O luto pelos ataques na França se estende, naturalmente, ao desastre em Minas Gerais, que deixou 11 mortos e dezenas de desaparecidos. O rompimento das barragens praticamente varreu do mapa o distrito de Bento Rodrigues, localizado entre Mariana e Ouro Preto, e a lama destruiu e arrastou casas e carros.
Se, em Paris, o fanatismo e a intolerância religiosa causaram a tragédia, o que levou ao desastre em Mariana foram a ganância desenfreada das empresas responsáveis pelas barragens que se romperam. A busca pelo lucro fácil sem nenhum comprometimento com o meio ambiente e, principalmente, com os cidadãos que vivem naquela região, diz muito sobre a tragédia.
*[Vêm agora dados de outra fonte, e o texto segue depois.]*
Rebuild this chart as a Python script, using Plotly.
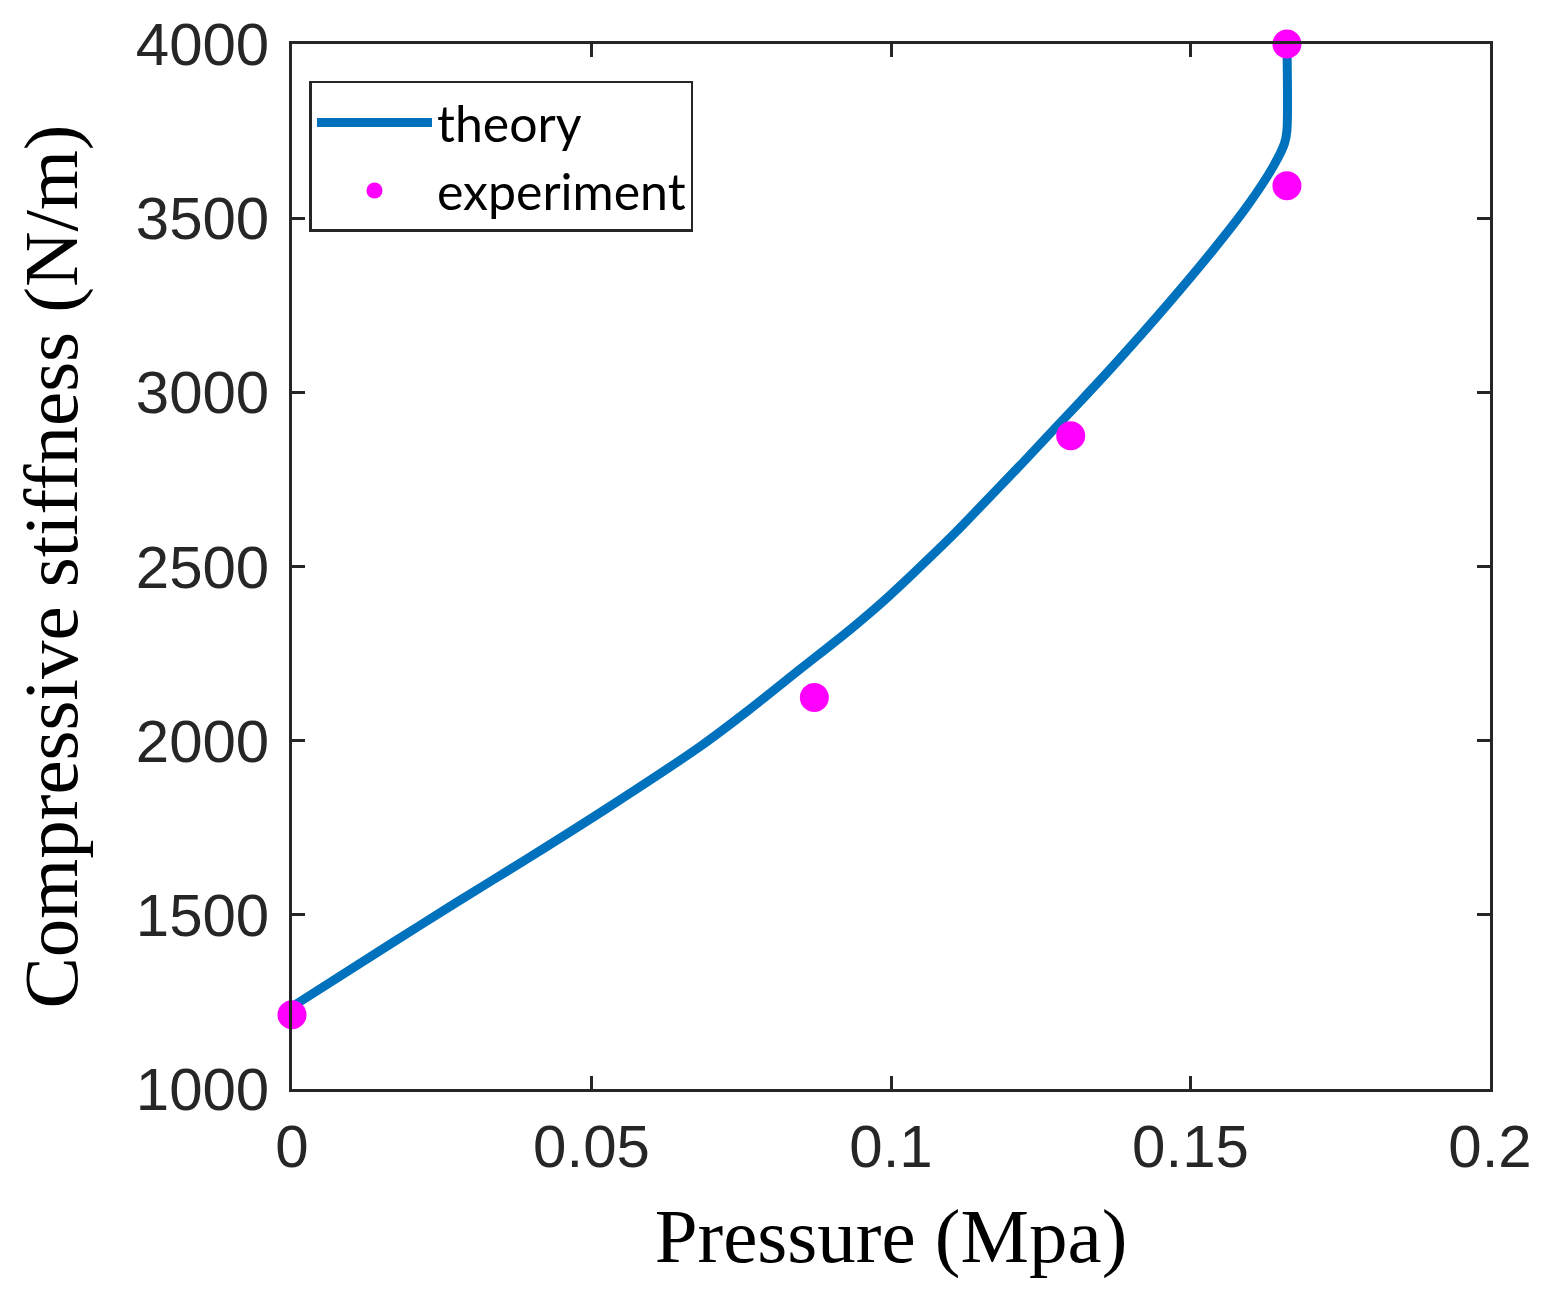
import plotly.graph_objects as go

# theory curve
theory_x = [0, 0.0166, 0.0272, 0.0389, 0.0534, 0.0681, 0.0764, 0.0848, 0.0931,
            0.0987, 0.1037, 0.1109, 0.1165, 0.1221, 0.1271, 0.1315, 0.1371,
            0.1454, 0.1538, 0.1594, 0.1638, 0.1657, 0.1661, 0.1661]
theory_y = [1236, 1418, 1533, 1657, 1815, 1983, 2090, 2205, 2318,
            2400, 2480, 2600, 2700, 2800, 2892, 2972, 3076,
            3237, 3409, 3533, 3648, 3715, 3753, 4000]

# experiment points
exp_x = [0, 0.0872, 0.1300, 0.1661, 0.1661]
exp_y = [1213, 2124, 2875, 3593, 4000]

x_ticks = [0, 0.05, 0.1, 0.15, 0.2]
x_tick_text = ["0", "0.05", "0.1", "0.15", "0.2"]
y_ticks = [1000, 1500, 2000, 2500, 3000, 3500, 4000]
y_tick_text = ["1000", "1500", "2000", "2500", "3000", "3500", "4000"]

fig = go.Figure()

fig.add_trace(
    go.Scatter(
        x=theory_x,
        y=theory_y,
        mode="lines",
        name="theory",
        line=dict(color="#0072BD", width=9, shape="spline", smoothing=0.8),
    )
)
fig.add_trace(
    go.Scatter(
        x=exp_x,
        y=exp_y,
        mode="markers",
        name="experiment",
        marker=dict(color="#FF00FF", size=29),
        cliponaxis=False,
    )
)

axis_style = dict(
    showline=True,
    linecolor="#262626",
    linewidth=2.5,
    mirror="ticks",
    ticks="inside",
    ticklen=13,
    tickwidth=2.5,
    tickcolor="#262626",
    showgrid=False,
    zeroline=False,
    automargin=False,
    ticklabeloverflow="allow",
    tickfont=dict(family="Liberation Sans", size=60, color="#262626"),
)

fig.update_xaxes(
    range=[0, 0.2],
    tickvals=x_ticks,
    ticktext=x_tick_text,
    ticklabelstandoff=3,
    title=dict(
        text="Pressure (Mpa)",
        font=dict(family="Liberation Serif", size=77, color="black"),
        standoff=30,
    ),
    **axis_style,
)
fig.update_yaxes(
    range=[1000, 4000],
    tickvals=y_ticks,
    ticktext=y_tick_text,
    ticklabelstandoff=8,
    title=dict(
        text="Compressive stiffness (N/m)",
        font=dict(family="Liberation Serif", size=77, color="black"),
        standoff=40,
    ),
    **axis_style,
)

fig.update_layout(
    width=1530,
    height=1279,
    autosize=False,
    margin=dict(l=284, r=48, t=36, b=198),
    plot_bgcolor="white",
    paper_bgcolor="white",
    showlegend=True,
    legend=dict(
        x=0.0146,
        y=0.9646,
        xanchor="left",
        yanchor="top",
        bgcolor="white",
        bordercolor="#262626",
        borderwidth=2.5,
        font=dict(family="Lato", size=50, color="black"),
        itemwidth=115,
    ),
)

fig.write_html("out.html")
Para agravar uma situação que já é crítica, o governo de Dilma Rousseff continua inerte, assistindo a tudo passivamente, sem nada fazer de concreto. Ao contrário: o Departamento Nacional de Produção Mineral, vinculado ao Ministério de Minas e Energia, repassou apenas 13,2% do valor previsto pela Lei Orçamentária de 2015 para o programa de fiscalização de atividades minerárias - que monitora as condições de segurança de minas, garimpos e barragens de rejeitos, como as que romperam em Minas. Segundo dados do Sistema Integrado de Administração Financeira do Governo Federal, o valor investido em fiscalização foi de R$ 1,3 milhão neste ano, menos da metade dos R$ 3,6 milhões desembolsados até outubro de 2014. À presidente da República, não basta sobrevoar os locais afetados pelo desastre – é preciso trabalhar com seriedade e investir na prevenção antes que seja tarde demais.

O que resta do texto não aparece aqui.